Exercise objective -
Retype the data exactly, from its first line to the line containing "import plotly.graph_objects as go", including both, and skip any picture.
-.-.-
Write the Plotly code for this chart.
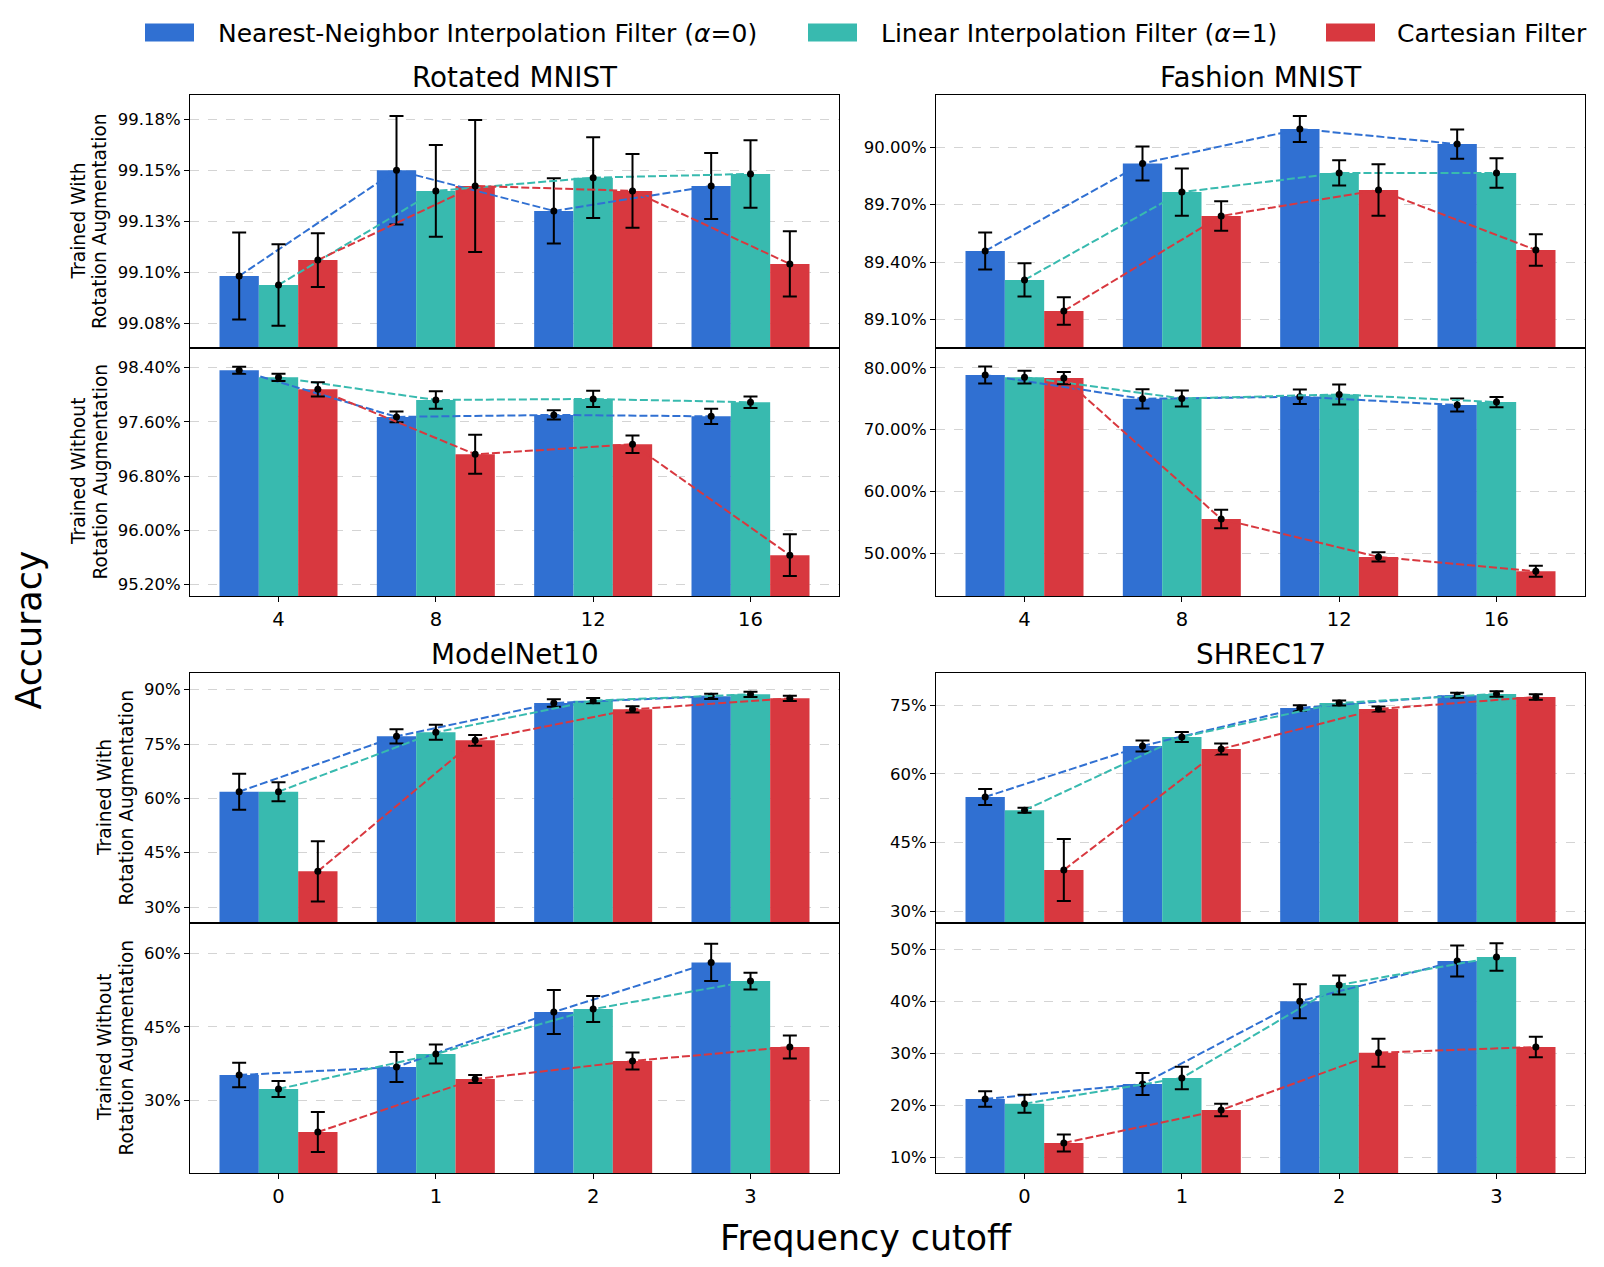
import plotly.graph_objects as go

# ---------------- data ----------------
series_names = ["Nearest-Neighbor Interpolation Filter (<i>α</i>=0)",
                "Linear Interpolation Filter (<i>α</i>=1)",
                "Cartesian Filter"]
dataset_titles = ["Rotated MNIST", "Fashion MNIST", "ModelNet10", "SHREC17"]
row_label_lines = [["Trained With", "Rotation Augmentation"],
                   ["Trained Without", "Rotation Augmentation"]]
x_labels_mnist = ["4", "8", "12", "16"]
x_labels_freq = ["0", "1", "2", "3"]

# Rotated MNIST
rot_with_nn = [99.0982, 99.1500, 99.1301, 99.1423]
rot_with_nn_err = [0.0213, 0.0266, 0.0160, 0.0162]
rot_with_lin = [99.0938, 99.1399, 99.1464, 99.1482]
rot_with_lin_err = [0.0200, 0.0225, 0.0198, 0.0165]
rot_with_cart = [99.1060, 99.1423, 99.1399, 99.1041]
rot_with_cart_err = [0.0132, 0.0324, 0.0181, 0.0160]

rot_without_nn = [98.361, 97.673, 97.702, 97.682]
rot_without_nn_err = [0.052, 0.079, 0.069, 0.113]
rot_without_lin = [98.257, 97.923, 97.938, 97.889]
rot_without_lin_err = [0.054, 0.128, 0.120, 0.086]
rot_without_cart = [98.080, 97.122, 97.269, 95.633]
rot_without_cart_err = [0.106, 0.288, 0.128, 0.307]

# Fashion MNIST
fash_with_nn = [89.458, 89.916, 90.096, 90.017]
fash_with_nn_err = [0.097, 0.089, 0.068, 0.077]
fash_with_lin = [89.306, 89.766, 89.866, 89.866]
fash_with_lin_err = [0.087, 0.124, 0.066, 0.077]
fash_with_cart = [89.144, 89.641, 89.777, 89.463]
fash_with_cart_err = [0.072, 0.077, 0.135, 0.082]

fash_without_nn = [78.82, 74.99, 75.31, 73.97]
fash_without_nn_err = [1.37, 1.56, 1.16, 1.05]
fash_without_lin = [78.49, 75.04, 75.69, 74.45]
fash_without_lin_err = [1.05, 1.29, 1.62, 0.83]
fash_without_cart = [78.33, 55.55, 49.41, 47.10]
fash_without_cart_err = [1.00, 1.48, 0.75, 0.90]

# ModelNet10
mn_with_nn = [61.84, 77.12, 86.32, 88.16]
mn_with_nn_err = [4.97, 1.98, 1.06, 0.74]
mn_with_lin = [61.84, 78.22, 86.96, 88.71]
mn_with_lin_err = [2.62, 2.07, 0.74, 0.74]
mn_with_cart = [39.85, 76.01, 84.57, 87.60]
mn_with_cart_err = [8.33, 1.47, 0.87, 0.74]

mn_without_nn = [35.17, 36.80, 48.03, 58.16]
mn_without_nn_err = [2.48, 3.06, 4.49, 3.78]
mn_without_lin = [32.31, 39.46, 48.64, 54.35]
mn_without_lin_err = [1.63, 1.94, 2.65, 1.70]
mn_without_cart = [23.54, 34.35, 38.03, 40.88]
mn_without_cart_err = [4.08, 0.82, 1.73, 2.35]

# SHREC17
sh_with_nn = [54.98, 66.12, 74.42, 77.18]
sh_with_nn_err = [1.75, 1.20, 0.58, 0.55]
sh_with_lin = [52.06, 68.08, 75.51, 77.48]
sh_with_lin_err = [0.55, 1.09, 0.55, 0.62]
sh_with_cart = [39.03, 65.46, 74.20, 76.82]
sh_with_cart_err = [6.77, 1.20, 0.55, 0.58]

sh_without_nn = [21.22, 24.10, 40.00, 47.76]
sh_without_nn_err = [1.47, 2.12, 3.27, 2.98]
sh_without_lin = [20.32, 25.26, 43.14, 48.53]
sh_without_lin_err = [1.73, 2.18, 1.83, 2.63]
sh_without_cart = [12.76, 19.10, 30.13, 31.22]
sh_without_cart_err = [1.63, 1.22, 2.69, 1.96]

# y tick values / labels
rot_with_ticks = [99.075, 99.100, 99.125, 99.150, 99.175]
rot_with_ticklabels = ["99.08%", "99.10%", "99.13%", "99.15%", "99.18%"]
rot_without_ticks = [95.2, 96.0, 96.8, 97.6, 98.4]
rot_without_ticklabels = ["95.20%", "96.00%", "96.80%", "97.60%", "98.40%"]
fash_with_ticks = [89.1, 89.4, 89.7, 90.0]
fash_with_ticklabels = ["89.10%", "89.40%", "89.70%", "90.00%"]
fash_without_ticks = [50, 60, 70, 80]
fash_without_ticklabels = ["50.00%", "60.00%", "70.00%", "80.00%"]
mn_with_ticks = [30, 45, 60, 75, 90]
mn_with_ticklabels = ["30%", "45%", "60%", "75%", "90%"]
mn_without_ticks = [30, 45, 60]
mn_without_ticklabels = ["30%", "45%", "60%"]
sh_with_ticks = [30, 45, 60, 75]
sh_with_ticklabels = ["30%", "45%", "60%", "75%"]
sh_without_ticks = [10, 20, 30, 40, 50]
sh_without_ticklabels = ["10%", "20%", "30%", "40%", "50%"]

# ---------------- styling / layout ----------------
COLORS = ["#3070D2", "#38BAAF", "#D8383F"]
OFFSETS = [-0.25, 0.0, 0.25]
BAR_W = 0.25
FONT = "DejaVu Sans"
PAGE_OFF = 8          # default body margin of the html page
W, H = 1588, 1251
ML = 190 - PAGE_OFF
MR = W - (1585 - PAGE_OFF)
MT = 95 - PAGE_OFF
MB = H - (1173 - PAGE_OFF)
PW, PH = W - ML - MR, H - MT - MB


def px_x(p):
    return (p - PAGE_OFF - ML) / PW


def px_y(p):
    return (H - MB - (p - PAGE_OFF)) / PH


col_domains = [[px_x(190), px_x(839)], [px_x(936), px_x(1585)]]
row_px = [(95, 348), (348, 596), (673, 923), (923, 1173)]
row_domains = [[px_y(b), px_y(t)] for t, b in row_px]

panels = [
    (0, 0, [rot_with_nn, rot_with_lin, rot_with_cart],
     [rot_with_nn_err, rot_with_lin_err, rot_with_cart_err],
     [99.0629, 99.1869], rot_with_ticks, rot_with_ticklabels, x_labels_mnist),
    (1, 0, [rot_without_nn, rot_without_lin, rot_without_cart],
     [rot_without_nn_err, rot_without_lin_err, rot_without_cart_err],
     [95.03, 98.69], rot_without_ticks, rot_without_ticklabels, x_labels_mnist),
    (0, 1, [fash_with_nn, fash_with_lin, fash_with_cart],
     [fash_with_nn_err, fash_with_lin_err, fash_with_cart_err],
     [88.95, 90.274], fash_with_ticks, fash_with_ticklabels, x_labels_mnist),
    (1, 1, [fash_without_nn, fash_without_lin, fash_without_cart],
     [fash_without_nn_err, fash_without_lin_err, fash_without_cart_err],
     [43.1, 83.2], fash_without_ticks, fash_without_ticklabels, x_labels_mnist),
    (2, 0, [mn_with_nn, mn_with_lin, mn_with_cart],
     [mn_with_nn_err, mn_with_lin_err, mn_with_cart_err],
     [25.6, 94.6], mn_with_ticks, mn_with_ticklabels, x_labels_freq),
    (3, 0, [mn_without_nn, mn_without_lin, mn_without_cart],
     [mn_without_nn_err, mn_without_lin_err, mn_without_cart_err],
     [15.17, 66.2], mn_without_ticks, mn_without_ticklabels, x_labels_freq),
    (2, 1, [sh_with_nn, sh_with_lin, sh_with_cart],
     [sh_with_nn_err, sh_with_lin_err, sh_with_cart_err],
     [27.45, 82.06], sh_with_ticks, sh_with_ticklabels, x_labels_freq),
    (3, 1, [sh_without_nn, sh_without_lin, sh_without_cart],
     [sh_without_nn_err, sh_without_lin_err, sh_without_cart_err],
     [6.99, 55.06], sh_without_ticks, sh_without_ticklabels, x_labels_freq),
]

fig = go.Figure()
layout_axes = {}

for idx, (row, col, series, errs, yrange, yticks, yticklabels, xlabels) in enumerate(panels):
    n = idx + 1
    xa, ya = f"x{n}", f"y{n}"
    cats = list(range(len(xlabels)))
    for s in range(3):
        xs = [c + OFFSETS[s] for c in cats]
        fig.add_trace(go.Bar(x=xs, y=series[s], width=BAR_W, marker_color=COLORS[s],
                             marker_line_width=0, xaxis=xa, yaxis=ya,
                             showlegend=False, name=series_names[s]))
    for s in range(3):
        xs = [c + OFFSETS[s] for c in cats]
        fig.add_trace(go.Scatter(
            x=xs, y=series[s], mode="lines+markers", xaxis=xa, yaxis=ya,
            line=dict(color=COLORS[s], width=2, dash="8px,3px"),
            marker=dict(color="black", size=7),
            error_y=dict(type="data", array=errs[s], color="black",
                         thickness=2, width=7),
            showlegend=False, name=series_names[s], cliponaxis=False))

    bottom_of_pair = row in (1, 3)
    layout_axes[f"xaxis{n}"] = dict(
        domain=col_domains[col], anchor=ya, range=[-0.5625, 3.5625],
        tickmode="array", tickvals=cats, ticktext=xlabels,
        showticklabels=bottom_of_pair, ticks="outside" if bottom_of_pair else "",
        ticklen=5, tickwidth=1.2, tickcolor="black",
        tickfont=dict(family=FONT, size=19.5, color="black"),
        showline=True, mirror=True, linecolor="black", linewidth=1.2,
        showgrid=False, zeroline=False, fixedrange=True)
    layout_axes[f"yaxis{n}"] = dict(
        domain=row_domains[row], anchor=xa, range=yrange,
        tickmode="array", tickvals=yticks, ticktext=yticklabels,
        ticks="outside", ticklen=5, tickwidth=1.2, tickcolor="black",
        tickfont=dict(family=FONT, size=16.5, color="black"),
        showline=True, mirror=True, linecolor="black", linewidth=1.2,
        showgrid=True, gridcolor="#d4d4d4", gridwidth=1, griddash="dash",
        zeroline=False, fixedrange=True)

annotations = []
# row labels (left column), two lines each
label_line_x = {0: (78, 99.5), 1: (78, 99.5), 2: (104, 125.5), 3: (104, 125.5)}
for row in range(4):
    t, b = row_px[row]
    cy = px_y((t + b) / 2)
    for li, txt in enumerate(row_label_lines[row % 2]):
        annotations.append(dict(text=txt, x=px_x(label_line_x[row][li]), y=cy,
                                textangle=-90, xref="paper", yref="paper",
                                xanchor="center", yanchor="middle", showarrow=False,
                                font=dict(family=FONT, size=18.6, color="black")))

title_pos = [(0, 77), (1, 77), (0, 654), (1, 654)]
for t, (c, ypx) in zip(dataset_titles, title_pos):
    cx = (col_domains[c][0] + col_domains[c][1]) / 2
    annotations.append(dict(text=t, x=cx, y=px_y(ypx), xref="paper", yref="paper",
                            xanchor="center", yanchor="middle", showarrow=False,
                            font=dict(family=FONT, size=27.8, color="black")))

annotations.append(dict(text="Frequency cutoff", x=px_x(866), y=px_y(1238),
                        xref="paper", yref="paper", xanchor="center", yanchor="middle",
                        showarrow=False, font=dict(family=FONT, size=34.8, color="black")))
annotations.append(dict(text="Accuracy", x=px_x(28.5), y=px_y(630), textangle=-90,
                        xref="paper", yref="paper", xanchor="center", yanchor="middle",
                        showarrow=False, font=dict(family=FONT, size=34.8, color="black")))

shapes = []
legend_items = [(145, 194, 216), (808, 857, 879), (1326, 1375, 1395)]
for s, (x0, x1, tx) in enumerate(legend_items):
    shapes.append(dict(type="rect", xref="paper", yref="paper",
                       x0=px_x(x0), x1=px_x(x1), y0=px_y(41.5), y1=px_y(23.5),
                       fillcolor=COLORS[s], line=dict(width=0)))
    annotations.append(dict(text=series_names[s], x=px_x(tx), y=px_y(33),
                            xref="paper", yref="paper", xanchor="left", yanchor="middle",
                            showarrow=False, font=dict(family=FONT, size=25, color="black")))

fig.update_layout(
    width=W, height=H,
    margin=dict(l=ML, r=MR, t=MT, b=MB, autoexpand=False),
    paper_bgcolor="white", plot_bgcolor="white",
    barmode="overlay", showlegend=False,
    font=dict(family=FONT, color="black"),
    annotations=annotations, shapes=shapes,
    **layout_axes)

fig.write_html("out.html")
-.-.-
Response to this exercise -
Write the Plotly code for this chart.
import plotly.graph_objects as go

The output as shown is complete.